1. Life threatening violence can appear anywhere, any time
Sutherland Springs is a bucolic South Texas town. It’s nothing like Chicago’s gang-infested urban hell holes, where drive-bys and revenge killings are an everyday occurrence. Sitting in a small church on a blessedly cool fall Sunday morning, nestled in a community so small no one uses their turn indicators (’cause everyone knows where you’re going), none of the First Baptist Church’s parishioners had reason to suspect they were about to be slaughtered by a madman.
No reason other than the fact that madmen exist. Killers who strike at a time and place of their choosing, not their victims’. Killers who have no respect for human life or basic human decency. If you accept their existence and the existence of people who are more evil than crazy, you understand that bad things can and do happen to good people anywhere, any time. Nowhere is perfectly safe.
2. Carry a gun
For gun owners, there’s one important way to “cope” with the ever-present possibility of a violent attack: carry a gun. A firearm is the best personal defense weapon money can buy — but only if you have it with you.
I suspect the majority of the adults in The First Baptist church last Sunday morning are or were gun owners. As far as we know, none of them returned fire as the killer began his rampage. At the risk of offering a piercing glimpse into the obvious, if you don’t have access to a gun, you don’t have a gun. So have a gun.

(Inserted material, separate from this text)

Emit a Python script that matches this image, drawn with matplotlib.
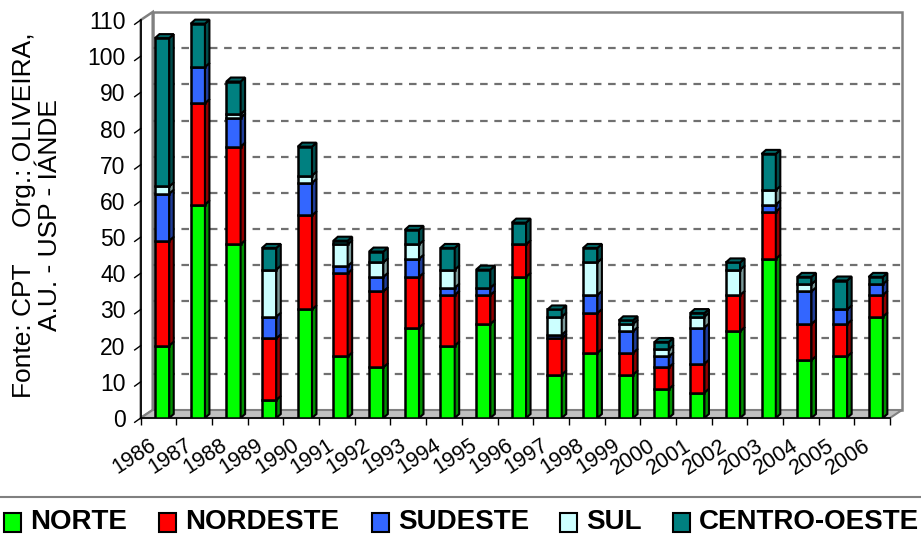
import numpy as np
import matplotlib
matplotlib.use('Agg')
import matplotlib.pyplot as plt
from matplotlib.patches import Polygon, Rectangle
from matplotlib.lines import Line2D
from matplotlib.transforms import ScaledTranslation

plt.rcParams['font.family'] = ['Liberation Sans', 'DejaVu Sans']

# dados (conflitos por regiao)
anos = ['1986', '1987', '1988', '1989', '1990', '1991', '1992', '1993', '1994', '1995', '1996',
        '1997', '1998', '1999', '2000', '2001', '2002', '2003', '2004', '2005', '2006']
norte = [20, 59, 48, 5, 30, 17, 14, 25, 20, 26, 39, 12, 18, 12, 8, 7, 24, 44, 16, 17, 28]
nordeste = [29, 28, 27, 17, 26, 23, 21, 14, 14, 8, 9, 10, 11, 6, 6, 8, 10, 13, 10, 9, 6]
sudeste = [13, 10, 8, 6, 9, 2, 4, 5, 2, 2, 0, 1, 5, 6, 3, 10, 0, 2, 9, 4, 3]
sul = [2, 0, 1, 13, 2, 6, 4, 4, 5, 0, 0, 5, 9, 2, 2, 3, 7, 4, 2, 0, 0]
centro_oeste = [41, 12, 9, 6, 8, 1, 3, 4, 6, 5, 6, 2, 4, 1, 2, 1, 2, 10, 2, 8, 2]

regioes = ['NORTE', 'NORDESTE', 'SUDESTE', 'SUL', 'CENTRO-OESTE']
cores = ['#00FF00', '#FF0000', '#3366FF', '#CCFFFF', '#008080']
lados = ['#009000', '#900000', '#1f3d99', '#7a9999', '#004c4c']
topos = ['#00cc00', '#cc0000', '#2952cc', '#a3cccc', '#006666']
series = [norte, nordeste, sudeste, sul, centro_oeste]

W, H = 921, 538
fig = plt.figure(figsize=(W / 100, H / 100), dpi=100)
fig.patch.set_facecolor('white')

# escala: px por unidade
sx = 35.68
sy = 3.618
x0px, y0px = 140.7, 418
xmax, ymax = 21.4, 112.6
ax = fig.add_axes([x0px / W, (H - y0px) / H, xmax * sx / W, ymax * sy / H])
ax.set_xlim(0, xmax)
ax.set_ylim(0, ymax)
for s in ax.spines.values():
    s.set_visible(False)
ax.set_facecolor('none')

n = len(anos)
# profundidade das paredes e das barras (px -> dados)
wdx, wdy = 12 / sx, 8 / sy
bdx, bdy = 4.5 / sx, 4 / sy

# parede esquerda, fundo e chao
ax.add_patch(Polygon([(0, 0), (0, 110), (wdx, 110 + wdy), (wdx, wdy)], closed=True,
                     fc='white', ec='#808080', lw=1.8, zorder=0, clip_on=False))
ax.add_patch(Rectangle((wdx, wdy), n, 110, fc='white', ec='#808080', lw=1.8, zorder=0,
                       clip_on=False))
ax.add_patch(Polygon([(0, 0), (n, 0), (n + wdx, wdy), (wdx, wdy)], closed=True,
                     fc='#c0c0c0', ec='#808080', lw=1.5, zorder=0.5, clip_on=False))

# linhas de grade tracejadas
for v in range(10, 110, 10):
    ax.plot([wdx, n + wdx], [v + wdy, v + wdy], color='#707070', lw=1.6,
            linestyle=(0, (3.4, 3)), zorder=1)

# eixos
ax.plot([0, 0], [0, 110], color='black', lw=1.2, zorder=2, clip_on=False)
ax.plot([0, n], [0, 0], color='black', lw=1.2, zorder=2, clip_on=False)
for v in range(0, 111, 10):
    ax.plot([-6 / sx, 0], [v - 4.3 / sy, v], color='black', lw=1.0, clip_on=False)

# barras empilhadas com efeito 3D
xc = np.arange(n) + 0.6
larg = 0.4
base = np.zeros(n)
for vals, c, cl in zip(series, cores, lados):
    vals = np.array(vals, dtype=float)
    mask = vals > 0
    ax.bar(xc[mask], vals[mask], larg, bottom=base[mask], color=c, edgecolor='black',
           lw=1.8, zorder=3)
    for xi, b, v in zip(xc[mask], base[mask], vals[mask]):
        xr = xi + larg / 2
        ax.add_patch(Polygon([(xr, b), (xr + bdx, b + bdy), (xr + bdx, b + v + bdy), (xr, b + v)],
                             closed=True, fc=cl, ec='black', lw=1.5, zorder=3))
    base = base + vals

# topo das pilhas
for xi, t in zip(xc, base):
    xl, xr = xi - larg / 2, xi + larg / 2
    ax.add_patch(Polygon([(xl, t), (xr, t), (xr + bdx, t + bdy), (xl + bdx, t + bdy)],
                         closed=True, fc=topos[-1], ec='black', lw=1.5, zorder=3.5,
                         clip_on=False))

# ticks
ax.set_yticks(range(0, 111, 10))
ax.tick_params(axis='y', length=0, pad=11, labelsize=16.5)
ax.set_xticks(range(0, n + 1))
ax.set_xticklabels([])
ax.tick_params(axis='x', which='major', length=5, width=1, color='black', direction='out')

# rotulos dos anos
off = ScaledTranslation(-10 / 100, -17 / 100, fig.dpi_scale_trans)
for i, a in enumerate(anos):
    ax.text(i + 0.5, 0, a, transform=ax.transData + off, rotation=33, ha='right', va='top',
            rotation_mode='anchor', fontsize=15.5, clip_on=False)

# texto lateral
fig.text(37 / W, 1 - 215 / H, 'Fonte: CPT     Org.: OLIVEIRA,\nA.U. - USP - IÁNDE',
         rotation=90, ha='center', va='center', multialignment='center', fontsize=19,
         linespacing=1.1)

# legenda
fig.add_artist(Line2D([0, 1], [1 - 497 / H] * 2, color='#808080', lw=1.5,
                      transform=fig.transFigure))
leg_x = [4, 159, 372, 560, 673]
for lx, nome, c in zip(leg_x, regioes, cores):
    fig.add_artist(Rectangle((lx / W, 1 - 532 / H), 17 / W, 19 / H, fc=c, ec='black', lw=1.5,
                             transform=fig.transFigure))
    fig.text((lx + 26) / W, 1 - 522 / H, nome, fontsize=20, fontweight='bold',
             ha='left', va='center')

fig.savefig('out.png', dpi=100)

I know. For most of us, the odds of needing a defensive firearm in our everyday life — in church, on the playground, at the gym, at home or work — are vanishingly small. But the consequences of not having a gun when we need one (or two) couldn’t be any more dire. So again, carry a gun wherever and whenever you can, regardless of the level of perceived danger.
3. Be ready to use your gun
Stephen Willeford was a lucky man. He left his house to confront the mass murderer with an AR-15 loaded with a single ammunition magazine, into which he’d hurriedly inserted an indeterminate number of rounds. When he faced the killer for the last time, after he’d run off the road, Mr. Willeford had only two rounds left.
Be that guy, but don’t be that guy.
Whatever firearm you carry, make sure it’s easily accessible, fully loaded and reliably functional. Where you take it from there — an extra mag, a backup gun, flashlight, tons of tacticool training — is up to you. But be sure to have the basics covered: access to a working gun and the knowledge necessary to use it.
Equally important, Sunday’s tragedy shows the importance of situational awareness, no matter where we are, or what we’re doing. Not paranoia. Awareness. Readiness. Because the sooner you launch a counter-attack, well, the estimable Mr. Willeford knows the score. “I just wish I could’ve been there sooner.” As do we all.